Another interview with Bryant came a few years later in 1995, after she purchased singer Wayne Newton’s state-of-the-art theater in Branson, Missouri, and rebranded it for her own show and theater. When we chatted this time, I recall we laughed about how the lobby carpet of her “new” theater still boasted a custom pattern featuring the initials WN emblazoned on every carpet square.
Columnist Philip Potempa, at age 20, poses with singer Anita Bryant as she displays her recently released autobiography in July 1991 in the lobby of her namesake theater in Eureka Springs, Arkansas. (Peggy Potempa/provided)
While Bryant said she lost many of her show business friends during the controversy and media storm clouds that hovered around her from 1977 through 1980 when she spoke out against gay rights, she said some pals stayed devoted like Bob Hope, Pat Boone and crown winners from her beauty contest days when she won a 1959 runner-up for the Miss America title. At the height of her career as the spokesperson for Florida orange juice, she told me she earned as much as $100,000 a year.
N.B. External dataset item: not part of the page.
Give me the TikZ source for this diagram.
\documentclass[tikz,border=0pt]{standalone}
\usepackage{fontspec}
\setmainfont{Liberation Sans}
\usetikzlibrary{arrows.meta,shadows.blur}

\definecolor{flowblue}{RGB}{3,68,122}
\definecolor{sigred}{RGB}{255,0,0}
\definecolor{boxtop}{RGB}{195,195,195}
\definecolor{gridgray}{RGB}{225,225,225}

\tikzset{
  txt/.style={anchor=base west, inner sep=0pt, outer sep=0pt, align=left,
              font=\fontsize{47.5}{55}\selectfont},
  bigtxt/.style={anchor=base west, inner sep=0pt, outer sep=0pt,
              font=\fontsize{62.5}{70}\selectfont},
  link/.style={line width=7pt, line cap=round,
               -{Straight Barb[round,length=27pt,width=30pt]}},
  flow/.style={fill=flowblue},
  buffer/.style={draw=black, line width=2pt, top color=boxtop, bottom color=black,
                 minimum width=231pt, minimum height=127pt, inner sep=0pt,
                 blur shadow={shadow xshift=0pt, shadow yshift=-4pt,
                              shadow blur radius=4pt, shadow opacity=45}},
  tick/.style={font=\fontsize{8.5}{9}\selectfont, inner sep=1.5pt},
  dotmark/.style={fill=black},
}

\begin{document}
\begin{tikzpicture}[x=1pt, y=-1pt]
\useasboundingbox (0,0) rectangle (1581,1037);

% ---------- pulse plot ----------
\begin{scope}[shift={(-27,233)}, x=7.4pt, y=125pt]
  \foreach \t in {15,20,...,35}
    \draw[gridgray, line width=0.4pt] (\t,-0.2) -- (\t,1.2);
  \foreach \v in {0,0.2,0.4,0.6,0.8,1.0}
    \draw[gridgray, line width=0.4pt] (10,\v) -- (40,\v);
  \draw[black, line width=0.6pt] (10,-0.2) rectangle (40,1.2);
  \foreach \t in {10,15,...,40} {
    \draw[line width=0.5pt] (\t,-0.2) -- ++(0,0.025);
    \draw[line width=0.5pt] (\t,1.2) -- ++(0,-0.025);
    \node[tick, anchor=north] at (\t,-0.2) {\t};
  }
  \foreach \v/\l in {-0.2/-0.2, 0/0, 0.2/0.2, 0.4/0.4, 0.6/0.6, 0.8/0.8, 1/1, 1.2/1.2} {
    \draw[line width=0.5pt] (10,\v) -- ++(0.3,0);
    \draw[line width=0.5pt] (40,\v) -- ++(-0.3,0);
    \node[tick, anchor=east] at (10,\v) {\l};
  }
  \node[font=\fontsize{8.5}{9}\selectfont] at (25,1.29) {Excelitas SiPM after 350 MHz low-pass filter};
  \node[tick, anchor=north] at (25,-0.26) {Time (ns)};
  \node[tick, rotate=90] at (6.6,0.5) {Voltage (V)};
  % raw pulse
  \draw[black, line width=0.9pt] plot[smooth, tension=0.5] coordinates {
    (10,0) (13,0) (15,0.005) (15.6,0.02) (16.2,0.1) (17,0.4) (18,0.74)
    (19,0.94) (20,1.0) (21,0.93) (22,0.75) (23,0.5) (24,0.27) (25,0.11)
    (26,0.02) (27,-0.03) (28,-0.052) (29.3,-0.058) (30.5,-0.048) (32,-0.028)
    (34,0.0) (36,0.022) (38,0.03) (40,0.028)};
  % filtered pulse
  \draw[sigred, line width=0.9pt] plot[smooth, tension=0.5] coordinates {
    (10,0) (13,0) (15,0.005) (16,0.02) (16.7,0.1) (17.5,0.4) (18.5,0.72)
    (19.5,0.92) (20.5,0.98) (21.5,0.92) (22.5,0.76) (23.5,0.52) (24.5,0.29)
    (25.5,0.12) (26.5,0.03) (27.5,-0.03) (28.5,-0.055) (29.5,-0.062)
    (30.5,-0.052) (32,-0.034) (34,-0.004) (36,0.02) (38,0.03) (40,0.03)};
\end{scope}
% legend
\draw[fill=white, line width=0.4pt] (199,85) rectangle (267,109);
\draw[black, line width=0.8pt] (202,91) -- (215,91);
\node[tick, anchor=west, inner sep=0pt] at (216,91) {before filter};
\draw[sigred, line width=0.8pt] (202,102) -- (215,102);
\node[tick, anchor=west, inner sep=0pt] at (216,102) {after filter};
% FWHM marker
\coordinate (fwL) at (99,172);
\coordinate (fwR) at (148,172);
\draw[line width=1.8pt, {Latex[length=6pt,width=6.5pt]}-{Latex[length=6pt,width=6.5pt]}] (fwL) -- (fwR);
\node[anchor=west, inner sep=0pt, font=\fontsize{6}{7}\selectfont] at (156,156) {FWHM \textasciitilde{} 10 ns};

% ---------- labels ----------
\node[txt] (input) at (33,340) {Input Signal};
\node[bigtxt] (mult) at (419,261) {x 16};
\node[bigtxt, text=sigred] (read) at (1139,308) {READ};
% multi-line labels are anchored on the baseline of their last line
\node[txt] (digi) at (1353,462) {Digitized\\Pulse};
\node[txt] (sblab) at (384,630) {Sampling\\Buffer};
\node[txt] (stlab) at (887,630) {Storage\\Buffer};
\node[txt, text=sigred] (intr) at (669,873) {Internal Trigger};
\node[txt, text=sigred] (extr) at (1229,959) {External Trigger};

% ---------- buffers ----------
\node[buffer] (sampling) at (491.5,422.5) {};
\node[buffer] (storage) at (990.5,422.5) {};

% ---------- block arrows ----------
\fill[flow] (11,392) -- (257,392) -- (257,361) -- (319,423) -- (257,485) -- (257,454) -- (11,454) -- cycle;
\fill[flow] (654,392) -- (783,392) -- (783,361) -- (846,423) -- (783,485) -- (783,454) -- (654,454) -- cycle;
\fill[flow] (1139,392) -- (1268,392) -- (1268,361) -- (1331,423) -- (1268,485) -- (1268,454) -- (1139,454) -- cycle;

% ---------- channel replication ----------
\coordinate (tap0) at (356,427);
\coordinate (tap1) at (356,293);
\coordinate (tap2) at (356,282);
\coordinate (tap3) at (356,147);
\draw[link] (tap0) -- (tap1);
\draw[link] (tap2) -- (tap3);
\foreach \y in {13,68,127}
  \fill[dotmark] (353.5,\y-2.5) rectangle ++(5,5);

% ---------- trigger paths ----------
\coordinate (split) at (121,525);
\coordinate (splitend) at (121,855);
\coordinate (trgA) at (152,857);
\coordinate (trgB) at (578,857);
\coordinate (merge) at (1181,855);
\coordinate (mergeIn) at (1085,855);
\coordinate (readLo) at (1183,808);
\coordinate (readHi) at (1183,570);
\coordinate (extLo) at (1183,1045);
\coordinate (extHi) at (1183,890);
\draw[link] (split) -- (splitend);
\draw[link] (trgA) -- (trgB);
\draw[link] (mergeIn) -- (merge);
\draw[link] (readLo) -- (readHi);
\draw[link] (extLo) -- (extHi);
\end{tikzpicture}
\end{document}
Though not placing direct blame, she also told me her first husband, sportscaster Bob Green, and others were the driving force that pushed her into the spotlight as the unlikely “poster face” pushing against gay rights. When the couple divorced in May 1980 after 20 years, she faced more backlash, this time from her Christian counterparts, assigning sin to her decision to divorce.
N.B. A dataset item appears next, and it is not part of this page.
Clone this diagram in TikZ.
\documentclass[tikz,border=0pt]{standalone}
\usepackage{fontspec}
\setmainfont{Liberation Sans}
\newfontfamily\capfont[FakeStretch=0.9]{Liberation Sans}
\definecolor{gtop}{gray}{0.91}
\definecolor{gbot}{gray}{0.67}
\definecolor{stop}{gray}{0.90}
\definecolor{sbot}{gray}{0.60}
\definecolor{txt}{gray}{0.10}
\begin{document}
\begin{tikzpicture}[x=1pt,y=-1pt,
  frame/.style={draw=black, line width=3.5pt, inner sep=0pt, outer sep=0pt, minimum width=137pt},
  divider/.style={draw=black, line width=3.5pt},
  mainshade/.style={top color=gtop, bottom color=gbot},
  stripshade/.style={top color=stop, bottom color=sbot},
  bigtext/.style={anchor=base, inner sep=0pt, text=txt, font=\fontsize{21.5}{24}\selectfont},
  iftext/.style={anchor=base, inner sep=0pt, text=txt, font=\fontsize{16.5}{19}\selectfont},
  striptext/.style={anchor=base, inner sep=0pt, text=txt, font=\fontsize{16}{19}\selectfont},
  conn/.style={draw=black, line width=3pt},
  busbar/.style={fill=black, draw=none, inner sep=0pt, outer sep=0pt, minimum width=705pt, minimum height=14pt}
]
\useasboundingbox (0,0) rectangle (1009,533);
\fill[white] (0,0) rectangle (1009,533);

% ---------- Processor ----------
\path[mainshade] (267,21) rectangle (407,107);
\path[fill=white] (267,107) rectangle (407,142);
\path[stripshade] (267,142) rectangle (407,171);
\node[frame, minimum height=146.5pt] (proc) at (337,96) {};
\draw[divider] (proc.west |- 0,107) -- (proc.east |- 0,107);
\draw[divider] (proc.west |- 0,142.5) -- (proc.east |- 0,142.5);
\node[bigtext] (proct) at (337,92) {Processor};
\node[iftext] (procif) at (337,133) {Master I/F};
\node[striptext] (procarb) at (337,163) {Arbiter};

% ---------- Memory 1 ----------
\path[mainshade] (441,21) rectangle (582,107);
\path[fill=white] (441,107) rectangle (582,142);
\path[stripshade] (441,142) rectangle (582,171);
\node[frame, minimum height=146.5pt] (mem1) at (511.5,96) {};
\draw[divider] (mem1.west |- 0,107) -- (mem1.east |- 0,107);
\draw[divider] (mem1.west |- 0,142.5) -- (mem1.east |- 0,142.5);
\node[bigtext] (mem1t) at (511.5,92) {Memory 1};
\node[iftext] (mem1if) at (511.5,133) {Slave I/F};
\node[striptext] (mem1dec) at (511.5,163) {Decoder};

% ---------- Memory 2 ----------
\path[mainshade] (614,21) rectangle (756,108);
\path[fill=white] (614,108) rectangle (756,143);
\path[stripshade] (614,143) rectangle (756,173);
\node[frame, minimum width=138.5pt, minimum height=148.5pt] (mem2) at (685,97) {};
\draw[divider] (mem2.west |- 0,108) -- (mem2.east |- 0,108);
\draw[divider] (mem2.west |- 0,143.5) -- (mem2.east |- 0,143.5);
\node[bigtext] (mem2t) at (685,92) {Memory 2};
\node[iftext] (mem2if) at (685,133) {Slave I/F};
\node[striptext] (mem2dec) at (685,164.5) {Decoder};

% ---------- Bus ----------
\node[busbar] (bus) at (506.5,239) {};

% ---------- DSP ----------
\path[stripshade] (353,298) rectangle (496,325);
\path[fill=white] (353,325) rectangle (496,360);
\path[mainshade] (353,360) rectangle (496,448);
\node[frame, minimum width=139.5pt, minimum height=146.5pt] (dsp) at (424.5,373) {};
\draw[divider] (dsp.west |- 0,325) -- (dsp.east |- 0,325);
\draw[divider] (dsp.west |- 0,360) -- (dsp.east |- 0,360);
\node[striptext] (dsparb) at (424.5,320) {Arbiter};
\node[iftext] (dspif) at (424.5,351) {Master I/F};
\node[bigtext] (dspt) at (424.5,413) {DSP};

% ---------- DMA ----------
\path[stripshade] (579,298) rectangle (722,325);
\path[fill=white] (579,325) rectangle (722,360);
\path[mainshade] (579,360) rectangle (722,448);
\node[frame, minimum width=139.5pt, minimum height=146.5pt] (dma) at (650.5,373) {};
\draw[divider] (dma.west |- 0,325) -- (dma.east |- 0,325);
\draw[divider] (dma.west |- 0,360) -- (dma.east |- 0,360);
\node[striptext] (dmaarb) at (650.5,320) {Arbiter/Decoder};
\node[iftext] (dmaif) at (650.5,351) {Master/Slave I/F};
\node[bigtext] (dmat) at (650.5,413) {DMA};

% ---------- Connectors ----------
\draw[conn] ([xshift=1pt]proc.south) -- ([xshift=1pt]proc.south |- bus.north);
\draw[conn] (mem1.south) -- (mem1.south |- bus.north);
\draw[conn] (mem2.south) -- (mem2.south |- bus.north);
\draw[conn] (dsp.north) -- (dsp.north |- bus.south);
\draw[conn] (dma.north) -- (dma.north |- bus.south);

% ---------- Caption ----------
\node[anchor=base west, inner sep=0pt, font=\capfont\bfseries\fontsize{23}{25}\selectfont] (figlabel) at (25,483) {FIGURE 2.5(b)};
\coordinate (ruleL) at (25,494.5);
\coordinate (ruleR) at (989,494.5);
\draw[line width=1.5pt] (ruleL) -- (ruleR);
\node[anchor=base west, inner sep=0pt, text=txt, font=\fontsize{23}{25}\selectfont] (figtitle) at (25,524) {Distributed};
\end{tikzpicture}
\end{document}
“I sold our family’s $300,000, 25-room Spanish-style home in Florida and decided I needed to move on in my life,” Bryant told me.
“Besides my children, who are most important, everything was gone. My commercial endorsements, television and singing career. But I could finally stand up and be counted for who I was, without others telling me who they thought I was or should be. I learned I need to be who I am and not what someone else wanted me to be.”
Bryant autographed a copy of her 1991 hardcover autobiography titled “A New Day” for me and included a bible verse with her signature and inscription for Philippians 4:13 which reminds: “I can do all things through Christ who strengthens me.”
In my second published cookbook “More From the Farm” published in 2007, I included Bryant’s holiday baking recipe for “Gingerbread Men.” During the baking steps, I added a dose of my own humor and warned, “when placing cookie dough cut-outs on baking sheet, as Anita would caution, don’t let the gingerbread men touch.”
A second recipe from Bryant is for bran muffins, a recipe she was given by her friend Rev. Billy Graham’s wife. The muffins are easy, moist and hearty for a fast breakfast paired with a glass of Florida orange juice, of course.
Columnist Philip Potempa has published four cookbooks and is the director of marketing at Theatre at the Center. He can be reached at [email protected] or mail your questions: From the Farm, PO Box 68, San Pierre, Ind. 46374.
Mrs. Billy Graham’s Bran Muffins
Makes 24 muffins
6 cups raisin bran flakes cereal
2 cups boiling water
3 cups sugar
1 cup vegetable shortening
4 eggs, beaten
1 quart buttermilk
1 teaspoon salt
4 teaspoons soda
5 cups flour
Directions:
1. Heat oven to 400 degrees.
2. Combine 2 cups of cereal and boiling water in a bowl, stir well, and let cool.
3. Cream sugar and shortening, add eggs, beat well, stir in buttermilk, salt and soda.
4. Fold in flour, remaining 4 cups cereal and the cooled cereal mixture.
5. Bake in tins for 15 to 20 minutes.